#### PROBLEM:
Leave out the pictures, and retype only the lines from the beginning of the material through the line that contains "51.6, 57.5, 66.0, 76.0, 82.4, 88.3, 95.0, 100, 100]", including both.
==*==
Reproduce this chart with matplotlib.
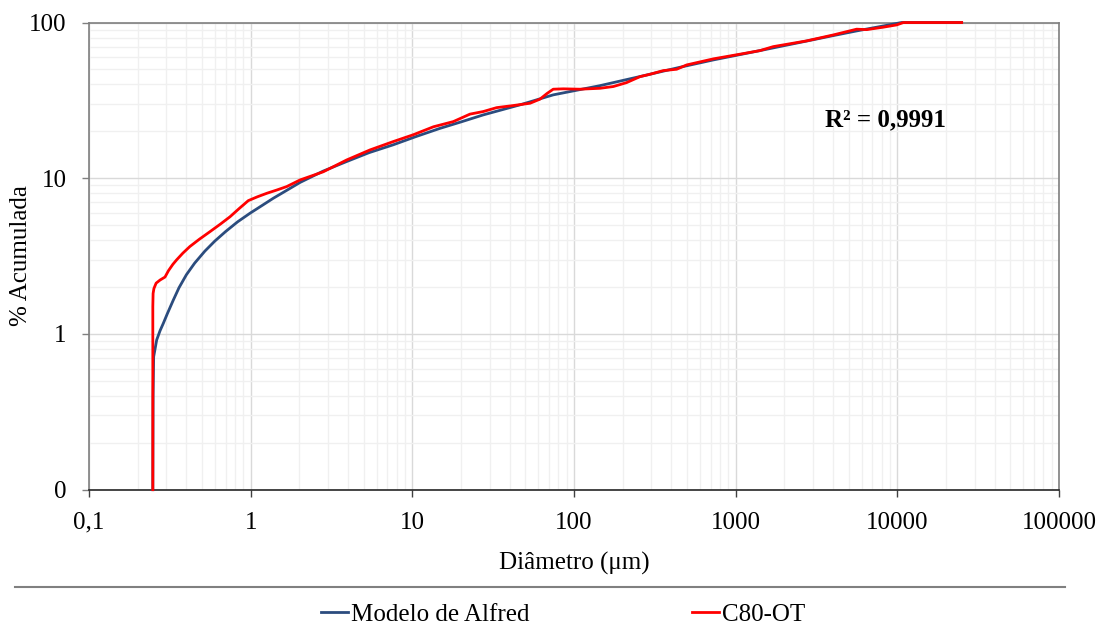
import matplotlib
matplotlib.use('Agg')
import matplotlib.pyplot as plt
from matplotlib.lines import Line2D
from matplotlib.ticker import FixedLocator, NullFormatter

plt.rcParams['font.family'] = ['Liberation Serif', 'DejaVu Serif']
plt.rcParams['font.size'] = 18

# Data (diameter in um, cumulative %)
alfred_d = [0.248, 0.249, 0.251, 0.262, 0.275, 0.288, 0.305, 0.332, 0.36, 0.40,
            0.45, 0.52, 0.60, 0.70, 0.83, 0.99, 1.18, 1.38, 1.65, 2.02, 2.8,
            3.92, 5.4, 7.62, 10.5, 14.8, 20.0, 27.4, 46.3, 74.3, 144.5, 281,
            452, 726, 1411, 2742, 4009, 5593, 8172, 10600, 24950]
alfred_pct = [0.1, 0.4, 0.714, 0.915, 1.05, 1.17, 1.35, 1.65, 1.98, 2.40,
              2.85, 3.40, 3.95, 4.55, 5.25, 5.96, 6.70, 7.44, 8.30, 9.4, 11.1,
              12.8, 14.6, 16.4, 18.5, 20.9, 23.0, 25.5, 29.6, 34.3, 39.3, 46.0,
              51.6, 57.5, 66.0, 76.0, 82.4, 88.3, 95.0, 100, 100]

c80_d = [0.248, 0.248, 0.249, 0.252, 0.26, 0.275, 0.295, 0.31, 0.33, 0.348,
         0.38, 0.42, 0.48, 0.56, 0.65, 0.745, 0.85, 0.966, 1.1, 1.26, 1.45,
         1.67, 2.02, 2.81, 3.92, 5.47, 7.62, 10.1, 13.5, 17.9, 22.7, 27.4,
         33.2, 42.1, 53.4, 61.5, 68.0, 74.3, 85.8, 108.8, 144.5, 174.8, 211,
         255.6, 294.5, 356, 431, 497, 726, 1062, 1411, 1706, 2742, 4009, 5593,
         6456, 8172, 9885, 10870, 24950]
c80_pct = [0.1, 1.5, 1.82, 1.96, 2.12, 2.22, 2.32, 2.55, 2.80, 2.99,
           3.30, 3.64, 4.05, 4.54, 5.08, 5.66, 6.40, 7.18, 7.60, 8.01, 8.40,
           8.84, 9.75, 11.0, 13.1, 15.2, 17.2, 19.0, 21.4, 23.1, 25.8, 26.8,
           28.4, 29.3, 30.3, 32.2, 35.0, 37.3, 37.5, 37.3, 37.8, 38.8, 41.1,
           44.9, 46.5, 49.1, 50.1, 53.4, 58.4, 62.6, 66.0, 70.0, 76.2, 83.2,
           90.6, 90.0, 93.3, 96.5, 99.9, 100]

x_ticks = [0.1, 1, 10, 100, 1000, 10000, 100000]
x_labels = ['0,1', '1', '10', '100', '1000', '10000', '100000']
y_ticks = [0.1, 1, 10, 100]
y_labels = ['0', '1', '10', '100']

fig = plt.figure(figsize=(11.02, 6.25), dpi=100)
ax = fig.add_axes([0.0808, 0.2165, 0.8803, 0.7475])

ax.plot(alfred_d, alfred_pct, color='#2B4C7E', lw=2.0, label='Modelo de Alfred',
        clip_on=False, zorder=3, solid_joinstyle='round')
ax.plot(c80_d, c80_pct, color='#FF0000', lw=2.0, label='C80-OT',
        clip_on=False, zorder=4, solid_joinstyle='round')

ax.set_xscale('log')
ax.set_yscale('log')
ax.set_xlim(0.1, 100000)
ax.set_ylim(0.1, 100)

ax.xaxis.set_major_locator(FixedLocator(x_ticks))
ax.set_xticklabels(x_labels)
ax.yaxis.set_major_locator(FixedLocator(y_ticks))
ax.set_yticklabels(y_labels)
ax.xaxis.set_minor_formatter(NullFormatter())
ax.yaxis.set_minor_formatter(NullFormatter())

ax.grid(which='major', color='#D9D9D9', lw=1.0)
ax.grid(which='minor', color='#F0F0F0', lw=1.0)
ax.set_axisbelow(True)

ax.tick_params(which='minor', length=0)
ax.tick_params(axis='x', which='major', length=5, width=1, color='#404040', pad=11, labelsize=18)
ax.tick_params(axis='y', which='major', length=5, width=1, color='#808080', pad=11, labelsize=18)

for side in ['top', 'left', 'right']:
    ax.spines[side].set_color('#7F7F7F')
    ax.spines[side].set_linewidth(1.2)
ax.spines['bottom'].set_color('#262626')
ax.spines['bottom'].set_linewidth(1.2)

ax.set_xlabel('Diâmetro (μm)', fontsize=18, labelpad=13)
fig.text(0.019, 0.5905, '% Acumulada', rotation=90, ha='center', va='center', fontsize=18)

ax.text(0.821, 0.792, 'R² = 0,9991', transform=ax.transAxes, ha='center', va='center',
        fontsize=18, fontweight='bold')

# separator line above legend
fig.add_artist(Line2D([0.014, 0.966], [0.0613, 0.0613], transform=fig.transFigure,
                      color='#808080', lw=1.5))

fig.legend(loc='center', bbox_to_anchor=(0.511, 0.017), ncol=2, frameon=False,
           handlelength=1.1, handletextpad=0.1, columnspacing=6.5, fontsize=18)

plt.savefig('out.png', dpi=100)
==*==
#### EXERCISE RESPONSE:
Reproduce this chart with matplotlib.
import matplotlib
matplotlib.use('Agg')
import matplotlib.pyplot as plt
from matplotlib.lines import Line2D
from matplotlib.ticker import FixedLocator, NullFormatter

plt.rcParams['font.family'] = ['Liberation Serif', 'DejaVu Serif']
plt.rcParams['font.size'] = 18

# Data (diameter in um, cumulative %)
alfred_d = [0.248, 0.249, 0.251, 0.262, 0.275, 0.288, 0.305, 0.332, 0.36, 0.40,
            0.45, 0.52, 0.60, 0.70, 0.83, 0.99, 1.18, 1.38, 1.65, 2.02, 2.8,
            3.92, 5.4, 7.62, 10.5, 14.8, 20.0, 27.4, 46.3, 74.3, 144.5, 281,
            452, 726, 1411, 2742, 4009, 5593, 8172, 10600, 24950]
alfred_pct = [0.1, 0.4, 0.714, 0.915, 1.05, 1.17, 1.35, 1.65, 1.98, 2.40,
              2.85, 3.40, 3.95, 4.55, 5.25, 5.96, 6.70, 7.44, 8.30, 9.4, 11.1,
              12.8, 14.6, 16.4, 18.5, 20.9, 23.0, 25.5, 29.6, 34.3, 39.3, 46.0,
              51.6, 57.5, 66.0, 76.0, 82.4, 88.3, 95.0, 100, 100]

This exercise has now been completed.